Copy everything in the data below exactly except the pictures.

-- START OF Supplied data --

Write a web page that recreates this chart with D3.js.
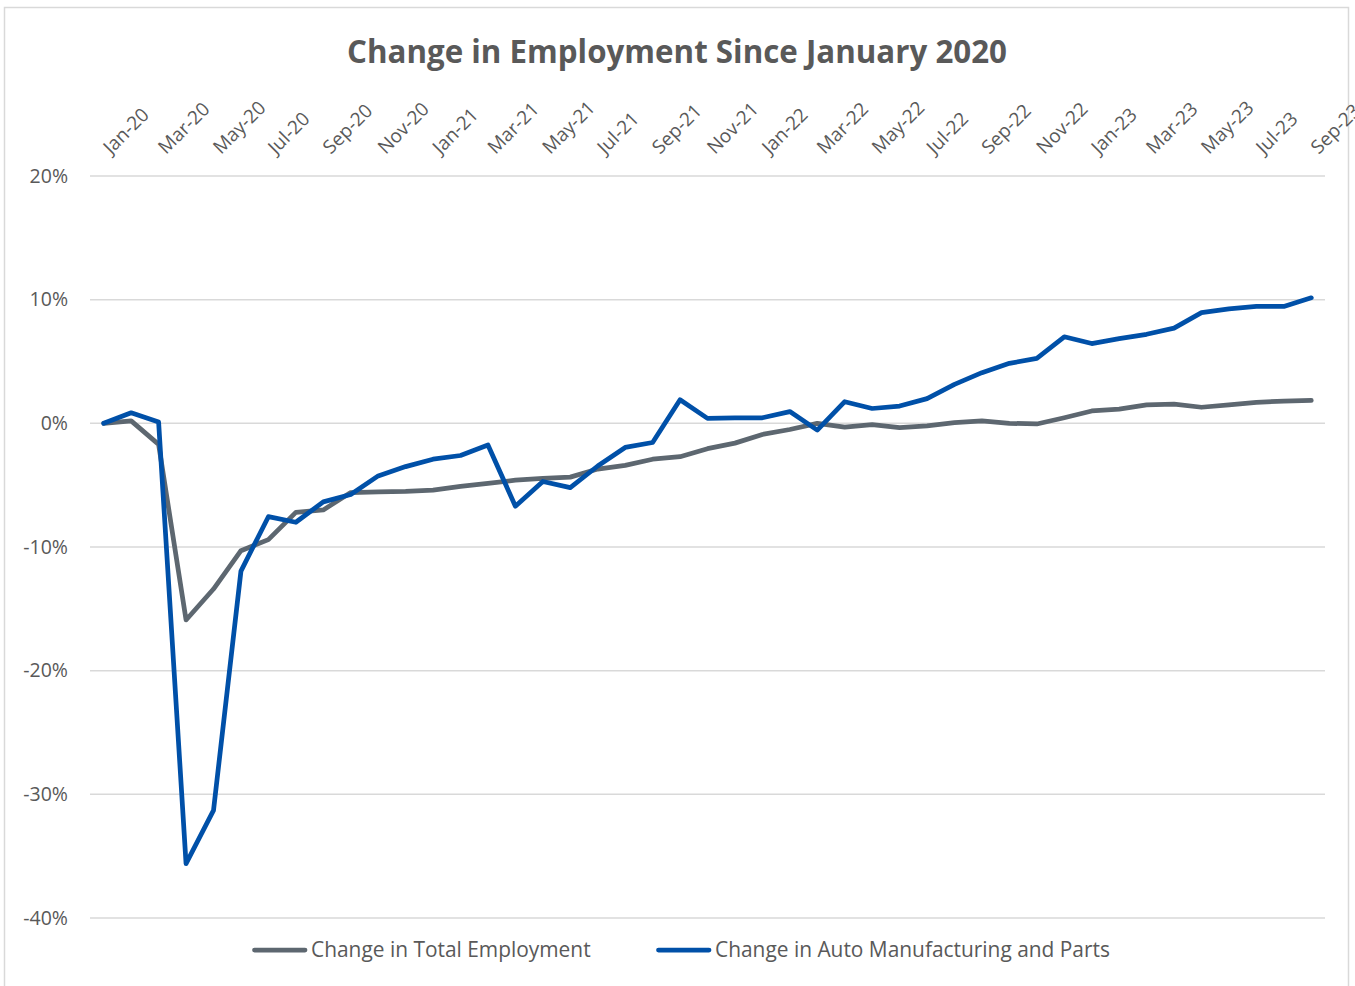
<!DOCTYPE html>
<html>
<head>
<meta charset="utf-8">
<script src="https://cdn.jsdelivr.net/npm/d3@7"></script>
<style>
  html, body { margin: 0; padding: 0; background: #fff; }
  svg { display: block; }
</style>
</head>
<body>
<svg id="chart" width="1355" height="986"></svg>
<script>
const months = ["Jan-20","Feb-20","Mar-20","Apr-20","May-20","Jun-20","Jul-20","Aug-20","Sep-20","Oct-20","Nov-20","Dec-20",
  "Jan-21","Feb-21","Mar-21","Apr-21","May-21","Jun-21","Jul-21","Aug-21","Sep-21","Oct-21","Nov-21","Dec-21",
  "Jan-22","Feb-22","Mar-22","Apr-22","May-22","Jun-22","Jul-22","Aug-22","Sep-22","Oct-22","Nov-22","Dec-22",
  "Jan-23","Feb-23","Mar-23","Apr-23","May-23","Jun-23","Jul-23","Aug-23","Sep-23"];
const totalEmployment = [0, 0.2, -1.7, -15.9, -13.4, -10.3, -9.4, -7.2, -7.0, -5.6, -5.55, -5.5,
  -5.4, -5.1, -4.85, -4.6, -4.45, -4.35, -3.7, -3.4, -2.9, -2.7, -2.05, -1.6,
  -0.9, -0.5, 0.0, -0.3, -0.1, -0.35, -0.2, 0.05, 0.2, 0.0, -0.05, 0.45,
  1.0, 1.15, 1.5, 1.55, 1.3, 1.5, 1.7, 1.8, 1.85];
const autoManufacturing = [0, 0.85, 0.1, -35.6, -31.3, -11.95, -7.55, -8.0, -6.35, -5.75, -4.25, -3.5,
  -2.9, -2.6, -1.75, -6.7, -4.7, -5.2, -3.45, -1.95, -1.55, 1.9, 0.4, 0.45,
  0.45, 0.95, -0.55, 1.75, 1.2, 1.4, 2.0, 3.15, 4.1, 4.85, 5.25, 7.0,
  6.45, 6.85, 7.2, 7.7, 8.95, 9.25, 9.45, 9.45, 10.15];
const yTicks = [-40, -30, -20, -10, 0, 10, 20];
const seriesNames = ["Change in Total Employment", "Change in Auto Manufacturing and Parts"];
const title = "Change in Employment Since January 2020";

const svg = d3.select("#chart");
const textColor = "#595959";
const colors = ["#5d6770", "#0050a8"];
const font = "'Open Sans', sans-serif";

// chart border
svg.append("rect").attr("x", 4.5).attr("y", 7.5).attr("width", 1344).attr("height", 990)
  .attr("fill", "none").attr("stroke", "#d9d9d9").attr("stroke-width", 1.5);

const plot = {left: 90, right: 1325, top: 176, bottom: 918};
const x = d3.scalePoint().domain(months).range([plot.left, plot.right]).padding(0.5);
const y = d3.scaleLinear().domain([-40, 20]).range([plot.bottom, plot.top]);

// gridlines
svg.append("g").selectAll("line").data(yTicks).join("line")
  .attr("x1", plot.left).attr("x2", plot.right)
  .attr("y1", d => y(d)).attr("y2", d => y(d))
  .attr("stroke", "#d9d9d9").attr("stroke-width", 1.5);

// y labels
svg.append("g").selectAll("text").data(yTicks).join("text")
  .attr("x", 68).attr("y", d => y(d)).attr("dy", "0.35em")
  .attr("text-anchor", "end").attr("fill", textColor)
  .style("font-family", font).style("font-size", "19.5px")
  .text(d => d + "%");

// x labels (every other month), rotated
const xLabels = months.filter((m, i) => i % 2 === 0);
svg.append("g").selectAll("text").data(xLabels).join("text")
  .attr("transform", d => `translate(${x(d) + 7.5},${155}) rotate(-45)`)
  .attr("text-anchor", "start").attr("fill", textColor)
  .style("font-family", font).style("font-size", "19px")
  .text(d => d);

// title
svg.append("text").attr("x", 677).attr("y", 63).attr("text-anchor", "middle")
  .attr("fill", textColor).style("font-family", font).style("font-size", "31.3px").style("font-weight", "bold")
  .text(title);

// lines
const line = d3.line().x((d, i) => x(months[i])).y(d => y(d));
[totalEmployment, autoManufacturing].forEach((s, k) => {
  svg.append("path").datum(s).attr("d", line)
    .attr("fill", "none").attr("stroke", colors[k]).attr("stroke-width", 4.75)
    .attr("stroke-linejoin", "round").attr("stroke-linecap", "round");
});

// legend
const legendX = [253, 657];
seriesNames.forEach((name, k) => {
  svg.append("line").attr("x1", legendX[k] + 1.5).attr("x2", legendX[k] + 52)
    .attr("y1", 950).attr("y2", 950)
    .attr("stroke", colors[k]).attr("stroke-width", 4.75).attr("stroke-linecap", "round");
  svg.append("text").attr("x", legendX[k] + 58).attr("y", 950).attr("dy", "0.35em")
    .attr("fill", textColor).style("font-family", font).style("font-size", "20.9px")
    .text(name);
});
</script>
</body>
</html>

-- END OF Supplied data --

The output >>
Write a web page that recreates this chart with D3.js.
<!DOCTYPE html>
<html>
<head>
<meta charset="utf-8">
<script src="https://cdn.jsdelivr.net/npm/d3@7"></script>
<style>
  html, body { margin: 0; padding: 0; background: #fff; }
  svg { display: block; }
</style>
</head>
<body>
<svg id="chart" width="1355" height="986"></svg>
<script>
const months = ["Jan-20","Feb-20","Mar-20","Apr-20","May-20","Jun-20","Jul-20","Aug-20","Sep-20","Oct-20","Nov-20","Dec-20",
  "Jan-21","Feb-21","Mar-21","Apr-21","May-21","Jun-21","Jul-21","Aug-21","Sep-21","Oct-21","Nov-21","Dec-21",
  "Jan-22","Feb-22","Mar-22","Apr-22","May-22","Jun-22","Jul-22","Aug-22","Sep-22","Oct-22","Nov-22","Dec-22",
  "Jan-23","Feb-23","Mar-23","Apr-23","May-23","Jun-23","Jul-23","Aug-23","Sep-23"];
const totalEmployment = [0, 0.2, -1.7, -15.9, -13.4, -10.3, -9.4, -7.2, -7.0, -5.6, -5.55, -5.5,
  -5.4, -5.1, -4.85, -4.6, -4.45, -4.35, -3.7, -3.4, -2.9, -2.7, -2.05, -1.6,
  -0.9, -0.5, 0.0, -0.3, -0.1, -0.35, -0.2, 0.05, 0.2, 0.0, -0.05, 0.45,
  1.0, 1.15, 1.5, 1.55, 1.3, 1.5, 1.7, 1.8, 1.85];
const autoManufacturing = [0, 0.85, 0.1, -35.6, -31.3, -11.95, -7.55, -8.0, -6.35, -5.75, -4.25, -3.5,
  -2.9, -2.6, -1.75, -6.7, -4.7, -5.2, -3.45, -1.95, -1.55, 1.9, 0.4, 0.45,
  0.45, 0.95, -0.55, 1.75, 1.2, 1.4, 2.0, 3.15, 4.1, 4.85, 5.25, 7.0,
  6.45, 6.85, 7.2, 7.7, 8.95, 9.25, 9.45, 9.45, 10.15];
const yTicks = [-40, -30, -20, -10, 0, 10, 20];
const seriesNames = ["Change in Total Employment", "Change in Auto Manufacturing and Parts"];
const title = "Change in Employment Since January 2020";

const svg = d3.select("#chart");
const textColor = "#595959";
const colors = ["#5d6770", "#0050a8"];
const font = "'Open Sans', sans-serif";

// chart border
svg.append("rect").attr("x", 4.5).attr("y", 7.5).attr("width", 1344).attr("height", 990)
  .attr("fill", "none").attr("stroke", "#d9d9d9").attr("stroke-width", 1.5);

const plot = {left: 90, right: 1325, top: 176, bottom: 918};
const x = d3.scalePoint().domain(months).range([plot.left, plot.right]).padding(0.5);
const y = d3.scaleLinear().domain([-40, 20]).range([plot.bottom, plot.top]);

// gridlines
svg.append("g").selectAll("line").data(yTicks).join("line")
  .attr("x1", plot.left).attr("x2", plot.right)
  .attr("y1", d => y(d)).attr("y2", d => y(d))
  .attr("stroke", "#d9d9d9").attr("stroke-width", 1.5);

// y labels
svg.append("g").selectAll("text").data(yTicks).join("text")
  .attr("x", 68).attr("y", d => y(d)).attr("dy", "0.35em")
  .attr("text-anchor", "end").attr("fill", textColor)
  .style("font-family", font).style("font-size", "19.5px")
  .text(d => d + "%");

// x labels (every other month), rotated
const xLabels = months.filter((m, i) => i % 2 === 0);
svg.append("g").selectAll("text").data(xLabels).join("text")
  .attr("transform", d => `translate(${x(d) + 7.5},${155}) rotate(-45)`)
  .attr("text-anchor", "start").attr("fill", textColor)
  .style("font-family", font).style("font-size", "19px")
  .text(d => d);

// title
svg.append("text").attr("x", 677).attr("y", 63).attr("text-anchor", "middle")
  .attr("fill", textColor).style("font-family", font).style("font-size", "31.3px").style("font-weight", "bold")
  .text(title);

// lines
const line = d3.line().x((d, i) => x(months[i])).y(d => y(d));
[totalEmployment, autoManufacturing].forEach((s, k) => {
  svg.append("path").datum(s).attr("d", line)
    .attr("fill", "none").attr("stroke", colors[k]).attr("stroke-width", 4.75)
    .attr("stroke-linejoin", "round").attr("stroke-linecap", "round");
});

// legend
const legendX = [253, 657];
seriesNames.forEach((name, k) => {
  svg.append("line").attr("x1", legendX[k] + 1.5).attr("x2", legendX[k] + 52)
    .attr("y1", 950).attr("y2", 950)
    .attr("stroke", colors[k]).attr("stroke-width", 4.75).attr("stroke-linecap", "round");
  svg.append("text").attr("x", legendX[k] + 58).attr("y", 950).attr("dy", "0.35em")
    .attr("fill", textColor).style("font-family", font).style("font-size", "20.9px")
    .text(name);
});
</script>
</body>
</html>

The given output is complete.